| WHAT THE EXERCISE ASKS |
Which lines in the records below contain the word "this"? Copy each of them.

| PROVIDED DATA |

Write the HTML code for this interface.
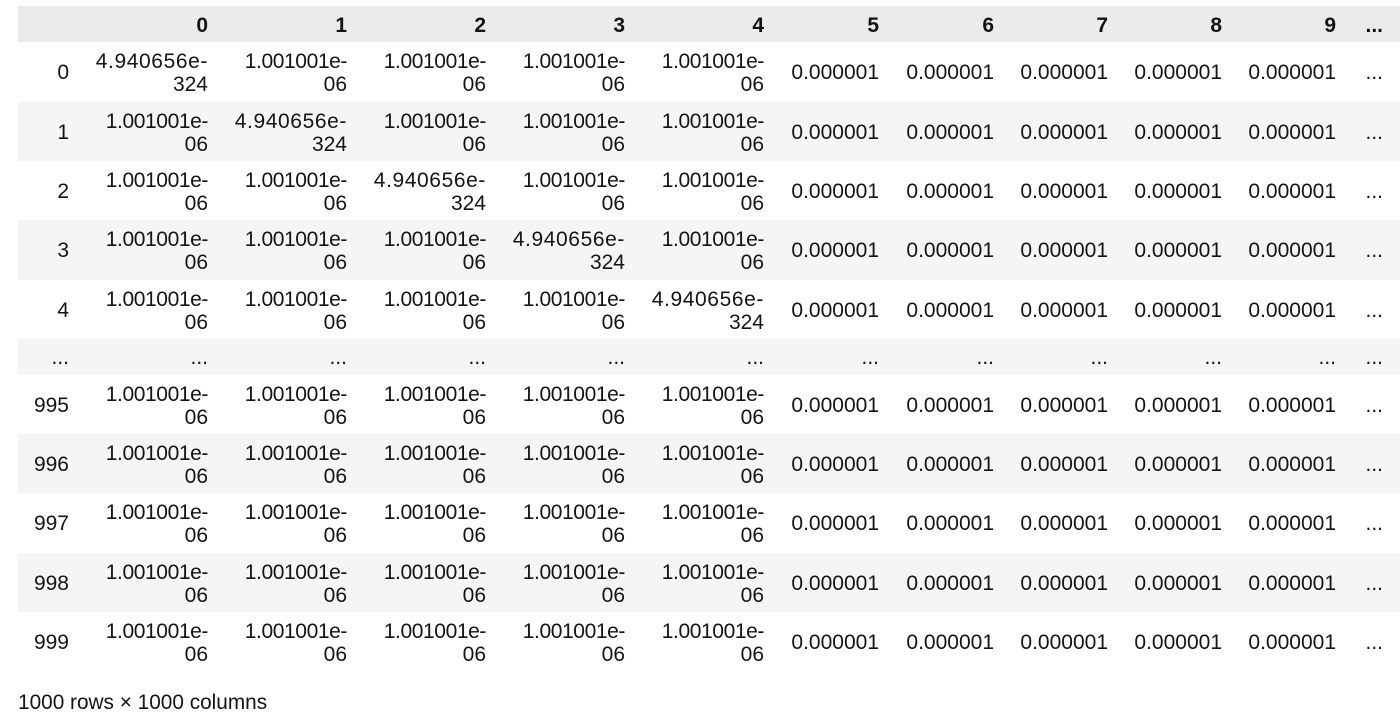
<!DOCTYPE html>
<html lang="en">
<head>
<meta charset="utf-8">
<title>DataFrame table</title>
<style>
html,body{margin:0;padding:0;background:#fff;width:1400px;height:725px;overflow:hidden}
body{font-family:"Liberation Sans",sans-serif;color:#141414;position:relative}
table{position:absolute;left:18px;top:6px;width:1382px;border-collapse:collapse;border-spacing:0;table-layout:fixed;font-size:21px;line-height:23px}
td,th{padding:0 10px 0 0;text-align:right;vertical-align:middle;white-space:nowrap;overflow:visible;font-weight:normal}
thead tr{background:#ebebeb;height:36px}
thead th{font-weight:bold;font-size:21px;padding-top:3px}
tbody tr:nth-child(even){background:#f5f5f5}
th:last-child,td:last-child{padding-right:17px}
.r60{height:60px}.r59{height:59px}.r36{height:36px}
.r59 td:first-child,.r59 td:nth-child(n+7){padding-top:2px}
.r59 td:nth-child(-n+6):not(:first-child),.r60 td:nth-child(-n+6):not(:first-child){padding-top:2px}
.r59 td:nth-child(-n+6):not(:first-child)::first-line,.r60 td:nth-child(-n+6):not(:first-child)::first-line{letter-spacing:-.4px}
.r59 td.d:nth-child(-n+6):not(:first-child)::first-line,.r60 td.d:nth-child(-n+6):not(:first-child)::first-line{letter-spacing:.6px}
#footer{position:absolute;left:18px;top:691px;font-size:20.8px;line-height:24px;white-space:nowrap}
</style>
</head>
<body>
<table>
<colgroup><col style="width:61px"><col style="width:139px"><col style="width:139px"><col style="width:139px"><col style="width:139px"><col style="width:139px"><col style="width:115px"><col style="width:115px"><col style="width:114px"><col style="width:114px"><col style="width:114px"><col style="width:54px"></colgroup>
<thead>
<tr><th></th><th>0</th><th>1</th><th>2</th><th>3</th><th>4</th><th>5</th><th>6</th><th>7</th><th>8</th><th>9</th><th>...</th></tr>
</thead>
<tbody>
<tr class="r60"><td>0</td><td class="d">4.940656e-<br>324</td><td>1.001001e-<br>06</td><td>1.001001e-<br>06</td><td>1.001001e-<br>06</td><td>1.001001e-<br>06</td><td>0.000001</td><td>0.000001</td><td>0.000001</td><td>0.000001</td><td>0.000001</td><td>...</td></tr>
<tr class="r59"><td>1</td><td>1.001001e-<br>06</td><td class="d">4.940656e-<br>324</td><td>1.001001e-<br>06</td><td>1.001001e-<br>06</td><td>1.001001e-<br>06</td><td>0.000001</td><td>0.000001</td><td>0.000001</td><td>0.000001</td><td>0.000001</td><td>...</td></tr>
<tr class="r59"><td>2</td><td>1.001001e-<br>06</td><td>1.001001e-<br>06</td><td class="d">4.940656e-<br>324</td><td>1.001001e-<br>06</td><td>1.001001e-<br>06</td><td>0.000001</td><td>0.000001</td><td>0.000001</td><td>0.000001</td><td>0.000001</td><td>...</td></tr>
<tr class="r60"><td>3</td><td>1.001001e-<br>06</td><td>1.001001e-<br>06</td><td>1.001001e-<br>06</td><td class="d">4.940656e-<br>324</td><td>1.001001e-<br>06</td><td>0.000001</td><td>0.000001</td><td>0.000001</td><td>0.000001</td><td>0.000001</td><td>...</td></tr>
<tr class="r59"><td>4</td><td>1.001001e-<br>06</td><td>1.001001e-<br>06</td><td>1.001001e-<br>06</td><td>1.001001e-<br>06</td><td class="d">4.940656e-<br>324</td><td>0.000001</td><td>0.000001</td><td>0.000001</td><td>0.000001</td><td>0.000001</td><td>...</td></tr>
<tr class="r36"><td>...</td><td>...</td><td>...</td><td>...</td><td>...</td><td>...</td><td>...</td><td>...</td><td>...</td><td>...</td><td>...</td><td>...</td></tr>
<tr class="r59"><td>995</td><td>1.001001e-<br>06</td><td>1.001001e-<br>06</td><td>1.001001e-<br>06</td><td>1.001001e-<br>06</td><td>1.001001e-<br>06</td><td>0.000001</td><td>0.000001</td><td>0.000001</td><td>0.000001</td><td>0.000001</td><td>...</td></tr>
<tr class="r59"><td>996</td><td>1.001001e-<br>06</td><td>1.001001e-<br>06</td><td>1.001001e-<br>06</td><td>1.001001e-<br>06</td><td>1.001001e-<br>06</td><td>0.000001</td><td>0.000001</td><td>0.000001</td><td>0.000001</td><td>0.000001</td><td>...</td></tr>
<tr class="r60"><td>997</td><td>1.001001e-<br>06</td><td>1.001001e-<br>06</td><td>1.001001e-<br>06</td><td>1.001001e-<br>06</td><td>1.001001e-<br>06</td><td>0.000001</td><td>0.000001</td><td>0.000001</td><td>0.000001</td><td>0.000001</td><td>...</td></tr>
<tr class="r59"><td>998</td><td>1.001001e-<br>06</td><td>1.001001e-<br>06</td><td>1.001001e-<br>06</td><td>1.001001e-<br>06</td><td>1.001001e-<br>06</td><td>0.000001</td><td>0.000001</td><td>0.000001</td><td>0.000001</td><td>0.000001</td><td>...</td></tr>
<tr class="r59"><td>999</td><td>1.001001e-<br>06</td><td>1.001001e-<br>06</td><td>1.001001e-<br>06</td><td>1.001001e-<br>06</td><td>1.001001e-<br>06</td><td>0.000001</td><td>0.000001</td><td>0.000001</td><td>0.000001</td><td>0.000001</td><td>...</td></tr>
</tbody>
</table>
<div id="footer">1000 rows × 1000 columns</div>
</body>
</html>
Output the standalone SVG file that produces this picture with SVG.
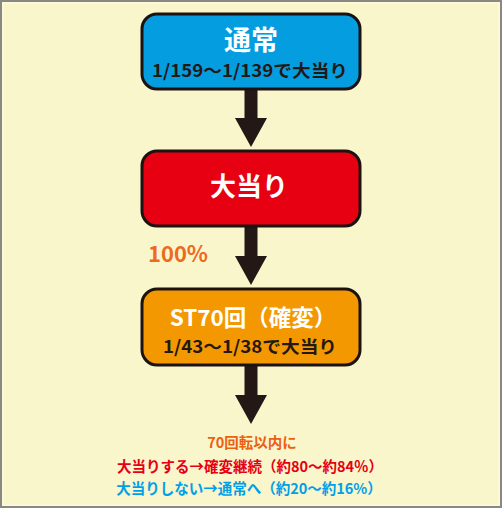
<svg xmlns="http://www.w3.org/2000/svg" width="502" height="508" viewBox="0 0 502 508">
<style>
.box{stroke:#1a1311;stroke-width:3}
.t{font-family:"Noto Sans CJK JP","Noto Sans",sans-serif;font-weight:700;text-anchor:middle}
.w{fill:#ffffff}
.d{fill:#231815}
</style>
<defs>
<path id="arr" d="M-6.5,0 H6.5 V29 H16 L0,58 L-16,29 H-6.5 Z" fill="#231815"/>
</defs>
<rect x="0" y="0" width="502" height="508" fill="#faf6cc"/>
<rect x="1" y="1" width="500" height="506" fill="none" stroke="#8a8884" stroke-width="2"/>
<rect x="3" y="3" width="496" height="502" fill="none" stroke="#fffbe0" stroke-width="1"/>
<g id="connectors">
<use href="#arr" x="251" y="89"/>
<use href="#arr" x="251" y="227"/>
<use href="#arr" x="251" y="366"/>
</g>
<g id="node-normal">
<rect class="box" x="142" y="14" width="218" height="75" rx="15" fill="#039de0"/>
<text class="t w" x="251" y="50" font-size="27">通常</text>
<text class="t d" x="250" y="76.5" font-size="17.5" textLength="196" lengthAdjust="spacingAndGlyphs">1/159〜1/139で大当り</text>
</g>
<g id="node-hit">
<rect class="box" x="142" y="151" width="218" height="75" rx="15" fill="#e60012"/>
<text class="t w" x="249" y="196" font-size="26">大当り</text>
</g>
<g id="label-100">
<text class="t" x="178" y="262" font-size="22" fill="#ec6b1f">100%</text>
</g>
<g id="node-st">
<rect class="box" x="142" y="289" width="218" height="76" rx="15" fill="#f39800"/>
<text class="t w" x="253" y="326" font-size="22.5">ST70回（確変）</text>
<text class="t d" x="250" y="352.5" font-size="17.5" textLength="174" lengthAdjust="spacingAndGlyphs">1/43〜1/38で大当り</text>
</g>
<g id="result">
<text class="t" x="252" y="448" font-size="14.5" fill="#ea6112">70回転以内に</text>
<text class="t" x="250" y="472" font-size="14.5" fill="#e60012">大当りする→確変継続（約80〜約84％）</text>
<text class="t" x="249" y="494" font-size="14.5" fill="#00a0e9">大当りしない→通常へ（約20〜約16%）</text>
</g>
</svg>
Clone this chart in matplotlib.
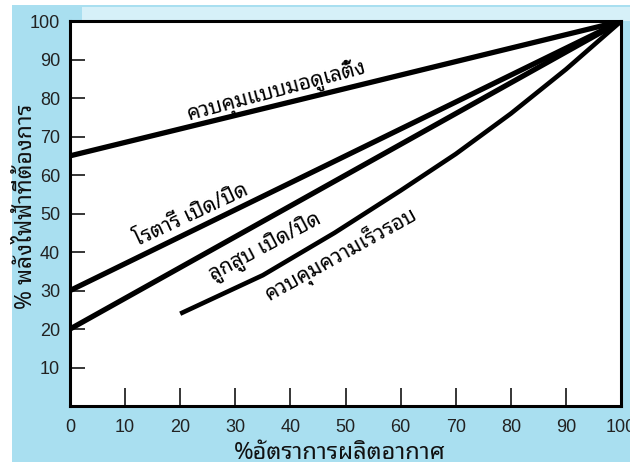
import matplotlib
matplotlib.use("Agg")
import matplotlib.pyplot as plt
from matplotlib.patches import Rectangle

thai = ['Noto Sans Thai Looped', 'DejaVu Sans']
nums = ['Liberation Sans Narrow', 'Liberation Sans', 'DejaVu Sans']

# curves: % air output -> % power needed
mod_x = [0, 100]
mod_y = [65, 100]
rot_x = [0, 100]
rot_y = [30, 100]
rec_x = [0, 100]
rec_y = [20, 100]
vsd_x = [20, 35, 48, 60, 70, 80, 90, 100]
vsd_y = [24, 34, 45, 56, 65.5, 76, 87.5, 100]

labels = ['ควบคุมแบบมอดูเลติ้ง', 'โรตารี เปิด/ปิด', 'ลูกสูบ เปิด/ปิด', 'ควบคุมความเร็วรอบ']
xticks = list(range(0, 101, 10))
yticks = list(range(10, 101, 10))

fig = plt.figure(figsize=(6.3, 4.7), dpi=100)
fig.patch.set_facecolor('white')
fig.patches.append(Rectangle((0.019, 0.017), 0.981, 0.972, transform=fig.transFigure,
                             facecolor='#a9dff0', edgecolor='none', zorder=-10))
fig.patches.append(Rectangle((0.13, 0.955), 0.87, 0.03, transform=fig.transFigure,
                             facecolor='#d6f0f8', edgecolor='none', zorder=-9))

ax = fig.add_axes([0.111, 0.136, 0.875, 0.819])
ax.set_facecolor('white')
ax.set_xlim(0, 100)
ax.set_ylim(0, 100)

ax.plot(mod_x, mod_y, color='black', lw=3.8, solid_capstyle='butt')
ax.plot(rot_x, rot_y, color='black', lw=3.8, solid_capstyle='butt')
ax.plot(rec_x, rec_y, color='black', lw=3.8, solid_capstyle='butt')
ax.plot(vsd_x, vsd_y, color='black', lw=3.3, solid_capstyle='butt', solid_joinstyle='round')

ax.text(37.6, 81.8, labels[0], rotation=15, rotation_mode='anchor', ha='center', va='center',
        fontsize=15, family=thai)
ax.text(22.0, 49.6, labels[1], rotation=25, rotation_mode='anchor', ha='center', va='center',
        fontsize=15, family=thai)
ax.text(35.4, 41.3, labels[2], rotation=28, rotation_mode='anchor', ha='center', va='center',
        fontsize=15, family=thai)
ax.text(49.2, 39.5, labels[3], rotation=29, rotation_mode='anchor', ha='center', va='center',
        fontsize=15, family=thai)

for s in ax.spines.values():
    s.set_linewidth(2.2)

ax.set_xticks(xticks)
ax.set_xticklabels([str(v) for v in xticks], family=nums, fontsize=13, color='#222222')
ax.set_yticks(yticks)
ax.set_yticklabels([str(v) for v in yticks], family=nums, fontsize=13, color='#222222')
ax.tick_params(axis='x', direction='in', length=13, width=1.1, pad=9)
ax.tick_params(axis='y', direction='in', length=11, width=1.1, pad=7)
# "0" sits a bit left of the corner in the original
for t in ax.get_xticklabels():
    if t.get_text() == '0':
        t.set_x(-2.5)

ax.set_xlabel('%อัตราการผลิตอากาศ', family=thai, fontsize=17, color='#111111')
ax.set_ylabel('% พลังไฟฟ้าที่ต้องการ', family=thai, fontsize=16.5, color='#111111')
ax.xaxis.set_label_coords(0.49, -0.092)
ax.yaxis.set_label_coords(-0.058, 0.52)

fig.savefig('out.png', dpi=100, facecolor=fig.get_facecolor())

| WRITTEN ANSWER |
Write the HTML code for this interface.
Output the standalone SVG file that produces this picture with SVG.
Clone this chart in matplotlib.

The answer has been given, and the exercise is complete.